• Required task:
Restate the listing below word for word, omitting any images.

• Information supplied:

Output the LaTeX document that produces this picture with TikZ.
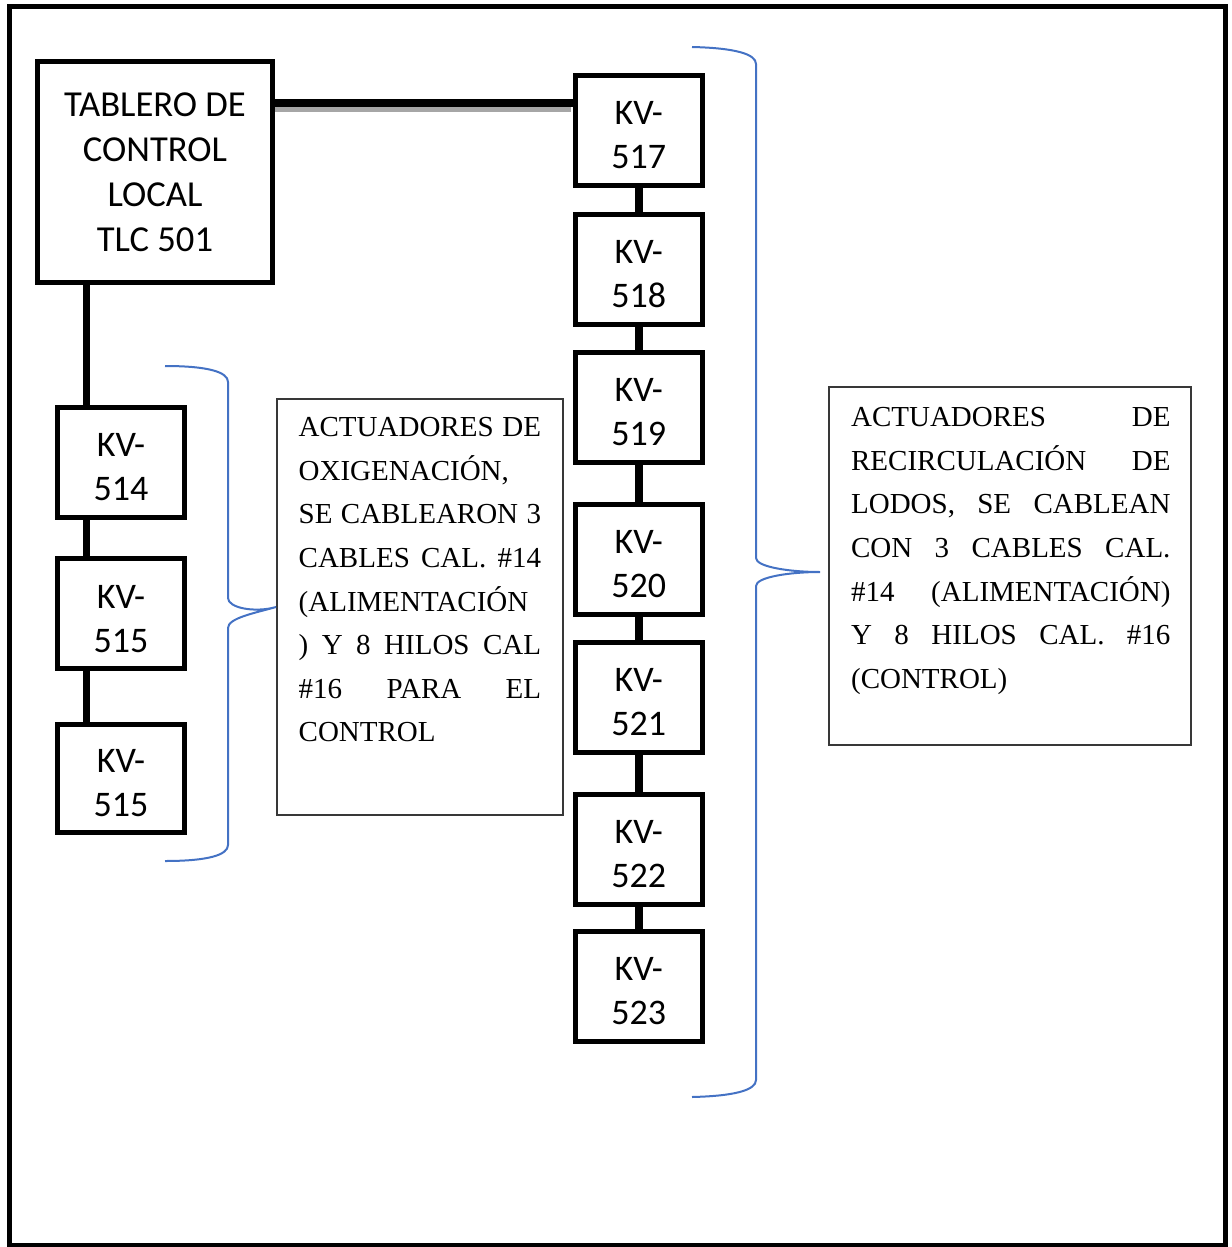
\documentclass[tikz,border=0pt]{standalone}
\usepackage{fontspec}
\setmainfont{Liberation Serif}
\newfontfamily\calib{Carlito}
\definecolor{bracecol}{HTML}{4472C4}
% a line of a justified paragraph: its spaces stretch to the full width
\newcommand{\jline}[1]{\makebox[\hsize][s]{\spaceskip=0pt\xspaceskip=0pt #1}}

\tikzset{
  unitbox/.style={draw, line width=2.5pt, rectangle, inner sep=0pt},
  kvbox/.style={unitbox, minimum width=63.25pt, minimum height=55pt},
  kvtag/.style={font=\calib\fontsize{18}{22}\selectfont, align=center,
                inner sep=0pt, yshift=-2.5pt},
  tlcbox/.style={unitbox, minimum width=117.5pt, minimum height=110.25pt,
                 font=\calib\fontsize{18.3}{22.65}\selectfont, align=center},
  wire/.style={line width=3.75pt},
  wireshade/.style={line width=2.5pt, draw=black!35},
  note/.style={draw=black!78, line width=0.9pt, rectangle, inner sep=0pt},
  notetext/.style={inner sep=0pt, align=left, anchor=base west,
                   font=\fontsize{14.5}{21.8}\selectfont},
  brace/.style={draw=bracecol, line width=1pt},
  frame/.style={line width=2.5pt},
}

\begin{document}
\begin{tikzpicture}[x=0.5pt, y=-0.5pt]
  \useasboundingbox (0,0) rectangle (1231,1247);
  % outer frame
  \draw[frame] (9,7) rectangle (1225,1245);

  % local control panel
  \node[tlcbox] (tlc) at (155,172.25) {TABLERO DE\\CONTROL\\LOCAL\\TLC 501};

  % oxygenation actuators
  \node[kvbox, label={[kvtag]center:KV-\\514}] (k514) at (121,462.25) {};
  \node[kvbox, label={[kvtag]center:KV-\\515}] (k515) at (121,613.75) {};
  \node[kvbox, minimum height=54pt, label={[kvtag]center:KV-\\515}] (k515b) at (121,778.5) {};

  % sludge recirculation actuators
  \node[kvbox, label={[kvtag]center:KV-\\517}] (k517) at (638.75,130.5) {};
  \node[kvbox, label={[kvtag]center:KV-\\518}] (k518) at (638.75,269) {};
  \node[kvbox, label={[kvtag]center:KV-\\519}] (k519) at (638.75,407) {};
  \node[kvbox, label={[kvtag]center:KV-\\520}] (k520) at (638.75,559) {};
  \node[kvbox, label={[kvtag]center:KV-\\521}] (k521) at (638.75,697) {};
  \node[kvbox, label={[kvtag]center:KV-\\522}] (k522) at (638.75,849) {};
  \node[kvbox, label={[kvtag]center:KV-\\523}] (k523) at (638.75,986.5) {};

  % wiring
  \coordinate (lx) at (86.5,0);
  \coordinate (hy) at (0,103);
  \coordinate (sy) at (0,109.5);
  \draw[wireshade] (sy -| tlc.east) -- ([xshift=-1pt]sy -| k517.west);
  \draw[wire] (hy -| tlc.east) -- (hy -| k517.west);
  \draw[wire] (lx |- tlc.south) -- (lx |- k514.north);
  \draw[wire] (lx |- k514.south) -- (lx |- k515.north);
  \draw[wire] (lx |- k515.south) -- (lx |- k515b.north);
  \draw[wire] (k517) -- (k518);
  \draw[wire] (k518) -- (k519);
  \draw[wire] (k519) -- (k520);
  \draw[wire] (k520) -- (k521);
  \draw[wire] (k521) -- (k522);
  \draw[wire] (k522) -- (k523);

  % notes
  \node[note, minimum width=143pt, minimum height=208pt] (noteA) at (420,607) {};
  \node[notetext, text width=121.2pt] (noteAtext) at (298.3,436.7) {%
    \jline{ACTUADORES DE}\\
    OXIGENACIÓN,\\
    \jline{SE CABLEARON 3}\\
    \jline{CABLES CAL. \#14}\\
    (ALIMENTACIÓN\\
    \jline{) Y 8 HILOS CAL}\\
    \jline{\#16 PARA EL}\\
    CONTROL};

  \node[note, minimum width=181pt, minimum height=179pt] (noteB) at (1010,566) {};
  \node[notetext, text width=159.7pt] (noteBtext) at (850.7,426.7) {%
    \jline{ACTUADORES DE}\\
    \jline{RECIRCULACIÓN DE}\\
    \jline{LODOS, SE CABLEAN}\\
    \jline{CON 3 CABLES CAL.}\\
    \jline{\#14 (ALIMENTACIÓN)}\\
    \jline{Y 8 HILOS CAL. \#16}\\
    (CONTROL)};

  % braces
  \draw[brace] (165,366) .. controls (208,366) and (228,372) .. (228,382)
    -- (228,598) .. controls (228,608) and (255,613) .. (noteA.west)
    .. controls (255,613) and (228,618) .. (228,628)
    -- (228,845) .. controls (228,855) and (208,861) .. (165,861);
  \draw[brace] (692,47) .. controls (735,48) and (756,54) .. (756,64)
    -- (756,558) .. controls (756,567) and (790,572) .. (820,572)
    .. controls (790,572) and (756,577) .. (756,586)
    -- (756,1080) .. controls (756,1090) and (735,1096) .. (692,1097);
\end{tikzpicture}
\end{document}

• Task output:
Output the LaTeX document that produces this picture with TikZ.
\documentclass[tikz,border=0pt]{standalone}
\usepackage{fontspec}
\setmainfont{Liberation Serif}
\newfontfamily\calib{Carlito}
\definecolor{bracecol}{HTML}{4472C4}
% a line of a justified paragraph: its spaces stretch to the full width
\newcommand{\jline}[1]{\makebox[\hsize][s]{\spaceskip=0pt\xspaceskip=0pt #1}}

\tikzset{
  unitbox/.style={draw, line width=2.5pt, rectangle, inner sep=0pt},
  kvbox/.style={unitbox, minimum width=63.25pt, minimum height=55pt},
  kvtag/.style={font=\calib\fontsize{18}{22}\selectfont, align=center,
                inner sep=0pt, yshift=-2.5pt},
  tlcbox/.style={unitbox, minimum width=117.5pt, minimum height=110.25pt,
                 font=\calib\fontsize{18.3}{22.65}\selectfont, align=center},
  wire/.style={line width=3.75pt},
  wireshade/.style={line width=2.5pt, draw=black!35},
  note/.style={draw=black!78, line width=0.9pt, rectangle, inner sep=0pt},
  notetext/.style={inner sep=0pt, align=left, anchor=base west,
                   font=\fontsize{14.5}{21.8}\selectfont},
  brace/.style={draw=bracecol, line width=1pt},
  frame/.style={line width=2.5pt},
}

\begin{document}
\begin{tikzpicture}[x=0.5pt, y=-0.5pt]
  \useasboundingbox (0,0) rectangle (1231,1247);
  % outer frame
  \draw[frame] (9,7) rectangle (1225,1245);

  % local control panel
  \node[tlcbox] (tlc) at (155,172.25) {TABLERO DE\\CONTROL\\LOCAL\\TLC 501};

  % oxygenation actuators
  \node[kvbox, label={[kvtag]center:KV-\\514}] (k514) at (121,462.25) {};
  \node[kvbox, label={[kvtag]center:KV-\\515}] (k515) at (121,613.75) {};
  \node[kvbox, minimum height=54pt, label={[kvtag]center:KV-\\515}] (k515b) at (121,778.5) {};

  % sludge recirculation actuators
  \node[kvbox, label={[kvtag]center:KV-\\517}] (k517) at (638.75,130.5) {};
  \node[kvbox, label={[kvtag]center:KV-\\518}] (k518) at (638.75,269) {};
  \node[kvbox, label={[kvtag]center:KV-\\519}] (k519) at (638.75,407) {};
  \node[kvbox, label={[kvtag]center:KV-\\520}] (k520) at (638.75,559) {};
  \node[kvbox, label={[kvtag]center:KV-\\521}] (k521) at (638.75,697) {};
  \node[kvbox, label={[kvtag]center:KV-\\522}] (k522) at (638.75,849) {};
  \node[kvbox, label={[kvtag]center:KV-\\523}] (k523) at (638.75,986.5) {};

  % wiring
  \coordinate (lx) at (86.5,0);
  \coordinate (hy) at (0,103);
  \coordinate (sy) at (0,109.5);
  \draw[wireshade] (sy -| tlc.east) -- ([xshift=-1pt]sy -| k517.west);
  \draw[wire] (hy -| tlc.east) -- (hy -| k517.west);
  \draw[wire] (lx |- tlc.south) -- (lx |- k514.north);
  \draw[wire] (lx |- k514.south) -- (lx |- k515.north);
  \draw[wire] (lx |- k515.south) -- (lx |- k515b.north);
  \draw[wire] (k517) -- (k518);
  \draw[wire] (k518) -- (k519);
  \draw[wire] (k519) -- (k520);
  \draw[wire] (k520) -- (k521);
  \draw[wire] (k521) -- (k522);
  \draw[wire] (k522) -- (k523);

  % notes
  \node[note, minimum width=143pt, minimum height=208pt] (noteA) at (420,607) {};
  \node[notetext, text width=121.2pt] (noteAtext) at (298.3,436.7) {%
    \jline{ACTUADORES DE}\\
    OXIGENACIÓN,\\
    \jline{SE CABLEARON 3}\\
    \jline{CABLES CAL. \#14}\\
    (ALIMENTACIÓN\\
    \jline{) Y 8 HILOS CAL}\\
    \jline{\#16 PARA EL}\\
    CONTROL};

  \node[note, minimum width=181pt, minimum height=179pt] (noteB) at (1010,566) {};
  \node[notetext, text width=159.7pt] (noteBtext) at (850.7,426.7) {%
    \jline{ACTUADORES DE}\\
    \jline{RECIRCULACIÓN DE}\\
    \jline{LODOS, SE CABLEAN}\\
    \jline{CON 3 CABLES CAL.}\\
    \jline{\#14 (ALIMENTACIÓN)}\\
    \jline{Y 8 HILOS CAL. \#16}\\
    (CONTROL)};

  % braces
  \draw[brace] (165,366) .. controls (208,366) and (228,372) .. (228,382)
    -- (228,598) .. controls (228,608) and (255,613) .. (noteA.west)
    .. controls (255,613) and (228,618) .. (228,628)
    -- (228,845) .. controls (228,855) and (208,861) .. (165,861);
  \draw[brace] (692,47) .. controls (735,48) and (756,54) .. (756,64)
    -- (756,558) .. controls (756,567) and (790,572) .. (820,572)
    .. controls (790,572) and (756,577) .. (756,586)
    -- (756,1080) .. controls (756,1090) and (735,1096) .. (692,1097);
\end{tikzpicture}
\end{document}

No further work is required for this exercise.